THE PROBLEM: Reproduce all the lines below exactly and omit the images.

SOURCE MATERIAL:
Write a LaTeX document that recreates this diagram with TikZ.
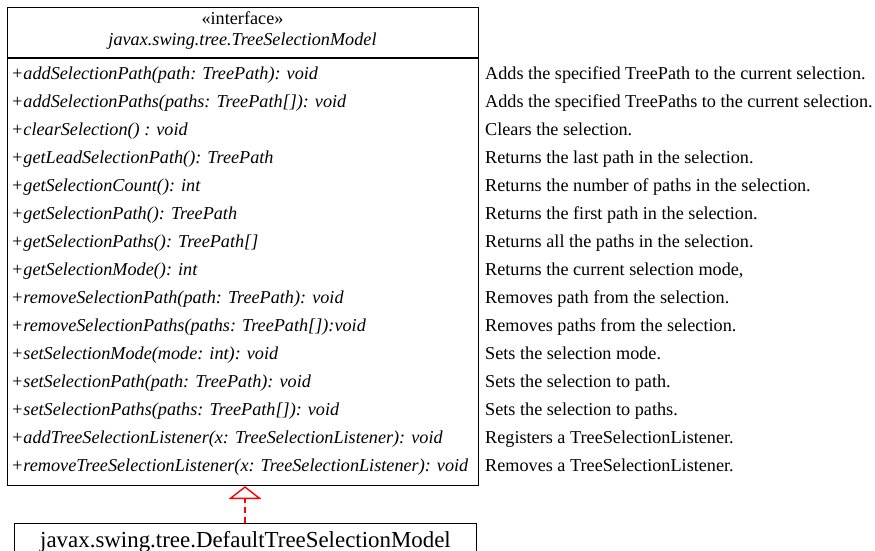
\documentclass[tikz,border=0pt]{standalone}
\usepackage{fontspec}
\setmainfont{Liberation Serif}
\usetikzlibrary{arrows.meta}
\begin{document}
\begin{tikzpicture}[x=1pt,y=-1pt,
  boxline/.style={draw=black, line width=1.1pt},
  meth/.style={anchor=base west, inner sep=0pt, font=\fontsize{18.2}{21}\selectfont\itshape},
  desc/.style={anchor=base west, inner sep=0pt, font=\fontsize{18.2}{21}\selectfont},
  realize/.style={draw=red, line width=1.4pt, dash pattern=on 6pt off 4pt,
    -{Triangle[open, width=33pt, length=13pt, line width=1.4pt]}}
]
\useasboundingbox (0,0) rectangle (875,551);
\fill[white] (0,0) rectangle (875,551);
% interface box
\node[boxline, anchor=north west, minimum width=471pt, minimum height=478pt, inner sep=0pt] (iface) at (7,7) {};
\coordinate (sepL) at (7,58);
\coordinate (sepR) at (478,58);
\draw[line width=1.1pt] (sepL) -- (sepR);
\node[anchor=base, font=\fontsize{18.2}{21}\selectfont, inner sep=0pt] (stereo) at (242.5,25) {«interface»};
\node[anchor=base, font=\fontsize{18.2}{21}\selectfont\itshape, inner sep=0pt] (iname) at (242.5,45.5) {javax.swing.tree.TreeSelectionModel};
\foreach \m/\d [count=\i from 0] in {
 {+addSelectionPath(path: TreePath): void}/{Adds the specified TreePath to the current selection.},
 {+addSelectionPaths(paths: TreePath[]): void}/{Adds the specified TreePaths to the current selection.},
 {+clearSelection() : void}/{Clears the selection.},
 {+getLeadSelectionPath(): TreePath}/{Returns the last path in the selection.},
 {+getSelectionCount(): int}/{Returns the number of paths in the selection.},
 {+getSelectionPath(): TreePath}/{Returns the first path in the selection.},
 {+getSelectionPaths(): TreePath[]}/{Returns all the paths in the selection.},
 {+getSelectionMode(): int}/{Returns the current selection mode,},
 {+removeSelectionPath(path: TreePath): void}/{Removes path from the selection.},
 {+removeSelectionPaths(paths: TreePath[]):void}/{Removes paths from the selection.},
 {+setSelectionMode(mode: int): void}/{Sets the selection mode.},
 {+setSelectionPath(path: TreePath): void}/{Sets the selection to path.},
 {+setSelectionPaths(paths: TreePath[]): void}/{Sets the selection to paths.},
 {+addTreeSelectionListener(x: TreeSelectionListener): void}/{Registers a TreeSelectionListener.},
 {+removeTreeSelectionListener(x: TreeSelectionListener): void}/{Removes a TreeSelectionListener.}
}{
  \node[meth] (m\i) at (11,{79+28*\i}) {\m};
  \node[desc] (d\i) at (485,{79+28*\i}) {\d};
}
% implementing class box
\node[boxline, anchor=north west, minimum width=462pt, minimum height=40pt, inner sep=0pt] (impl) at (14,523) {};
\node[anchor=base, font=\fontsize{22.9}{27}\selectfont, inner sep=0pt] (implname) at (245.5,547.5) {javax.swing.tree.DefaultTreeSelectionModel};
\draw[realize] (impl.north -| 245,0) -- (iface.south -| 245,0);
\end{tikzpicture}
\end{document}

FINISHED EXERCISE:
Write a LaTeX document that recreates this diagram with TikZ.
\documentclass[tikz,border=0pt]{standalone}
\usepackage{fontspec}
\setmainfont{Liberation Serif}
\usetikzlibrary{arrows.meta}
\begin{document}
\begin{tikzpicture}[x=1pt,y=-1pt,
  boxline/.style={draw=black, line width=1.1pt},
  meth/.style={anchor=base west, inner sep=0pt, font=\fontsize{18.2}{21}\selectfont\itshape},
  desc/.style={anchor=base west, inner sep=0pt, font=\fontsize{18.2}{21}\selectfont},
  realize/.style={draw=red, line width=1.4pt, dash pattern=on 6pt off 4pt,
    -{Triangle[open, width=33pt, length=13pt, line width=1.4pt]}}
]
\useasboundingbox (0,0) rectangle (875,551);
\fill[white] (0,0) rectangle (875,551);
% interface box
\node[boxline, anchor=north west, minimum width=471pt, minimum height=478pt, inner sep=0pt] (iface) at (7,7) {};
\coordinate (sepL) at (7,58);
\coordinate (sepR) at (478,58);
\draw[line width=1.1pt] (sepL) -- (sepR);
\node[anchor=base, font=\fontsize{18.2}{21}\selectfont, inner sep=0pt] (stereo) at (242.5,25) {«interface»};
\node[anchor=base, font=\fontsize{18.2}{21}\selectfont\itshape, inner sep=0pt] (iname) at (242.5,45.5) {javax.swing.tree.TreeSelectionModel};
\foreach \m/\d [count=\i from 0] in {
 {+addSelectionPath(path: TreePath): void}/{Adds the specified TreePath to the current selection.},
 {+addSelectionPaths(paths: TreePath[]): void}/{Adds the specified TreePaths to the current selection.},
 {+clearSelection() : void}/{Clears the selection.},
 {+getLeadSelectionPath(): TreePath}/{Returns the last path in the selection.},
 {+getSelectionCount(): int}/{Returns the number of paths in the selection.},
 {+getSelectionPath(): TreePath}/{Returns the first path in the selection.},
 {+getSelectionPaths(): TreePath[]}/{Returns all the paths in the selection.},
 {+getSelectionMode(): int}/{Returns the current selection mode,},
 {+removeSelectionPath(path: TreePath): void}/{Removes path from the selection.},
 {+removeSelectionPaths(paths: TreePath[]):void}/{Removes paths from the selection.},
 {+setSelectionMode(mode: int): void}/{Sets the selection mode.},
 {+setSelectionPath(path: TreePath): void}/{Sets the selection to path.},
 {+setSelectionPaths(paths: TreePath[]): void}/{Sets the selection to paths.},
 {+addTreeSelectionListener(x: TreeSelectionListener): void}/{Registers a TreeSelectionListener.},
 {+removeTreeSelectionListener(x: TreeSelectionListener): void}/{Removes a TreeSelectionListener.}
}{
  \node[meth] (m\i) at (11,{79+28*\i}) {\m};
  \node[desc] (d\i) at (485,{79+28*\i}) {\d};
}
% implementing class box
\node[boxline, anchor=north west, minimum width=462pt, minimum height=40pt, inner sep=0pt] (impl) at (14,523) {};
\node[anchor=base, font=\fontsize{22.9}{27}\selectfont, inner sep=0pt] (implname) at (245.5,547.5) {javax.swing.tree.DefaultTreeSelectionModel};
\draw[realize] (impl.north -| 245,0) -- (iface.south -| 245,0);
\end{tikzpicture}
\end{document}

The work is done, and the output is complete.